It’s been 2 weeks and 1 day since I got married. People ask me, “How is married life?” So far, these are what stand out to me:
- Finally someone else turns off the lights. Like me, Candyce understands that you turn lights off when you leave a room. After all, energy isn’t cheap, and it’s terrible for the environment. This is why over the past 5 years, my daily routine is flipping off lights as treck back and forth through the house on any given day. This was not big deal in the old house because it was smaller, but my house now has a trillion light switches. I can honestly say I still don’t know what some of them do. But at least I got Candyce flipping switches on my team.
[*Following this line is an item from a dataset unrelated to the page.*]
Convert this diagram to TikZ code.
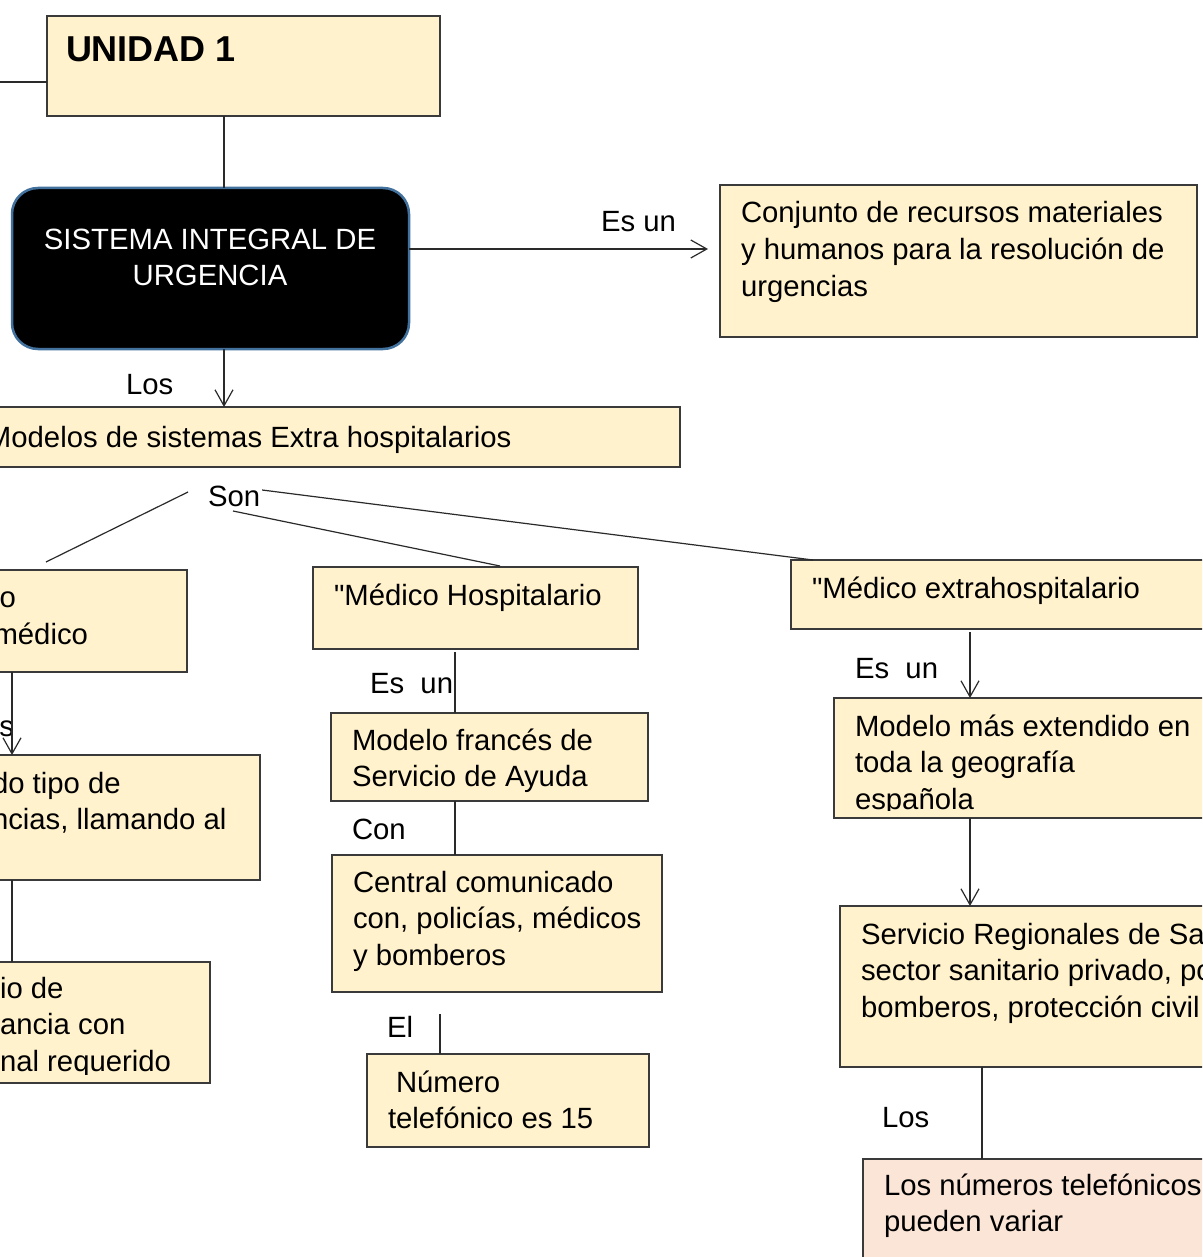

- I spend less time on the phone. When Candyce and I were just dating, we would call one another and give updates about where we were and where we were going. The goal was to find a bracket of time when we could hang out. As the day went on and it became clear that there wasn’t going to be anytime, the conversations shifted to telling one another about our day because that was our hangout time. These calls were nice and all, but a human is not meant to talk on the phone. We were meant to talk to one another. Also, people don’t call me anymore for random, silly things. I might have to downgrade my cell phone plan, and I’m utterly thrilled.
- I eat at home more. We both lived busy lives with her at school and me working and traveling, so most of the time the only time we spent together was during a meal. I mean, you have to eat, right? We’d meet for lunch sometimes, and almost always for dinner. Now that we finish our days together, it’s easier to eat at the house. This will end up being more healthy for both of us, and incidentally it’ll make my wallet happier. Paying two mortgages for 10 months makes you paranoid about spending more than you need to.
- I’m officially out of the dating game. You don’t realize it until you are out of the game, but pretty much everything you do as a single person is drivin by the desire to get the right mate. Today I went to the mall to pick up my re-sized wedding band, and I was amused by all of the dating energy floating through the building. It was a mad house of men shopping for women shopping for men. I’m not apart of that anymore.
- I see a new side of womanity. I like to make people laugh, and sometimes a waitress will think I’m flirting. If it has a place, I’ll bring up the fact I’m married. I never force it because that makes everyone feel weird. As soon as the girl finds out I’m not out to get them, it’s amazing how the conversation changes. It’s like I get to see a whole side of women I’ve never seen before: they aren’t threatened.
- I’m not pleasing the world anymore. People don’t like to think that they live to impress others, because this was a daily habit for most of us in high school. And nobody wants to go there again. But you can’t deny the reality that our world of people, ideas, and trends influence us. And most of us want to become a part of that world of influence. Now that I’m married, I am able to shut that ambition down when I want relax in my house with Candyce. (I have to be honest here: this might change if I get bored after relaxing too much.)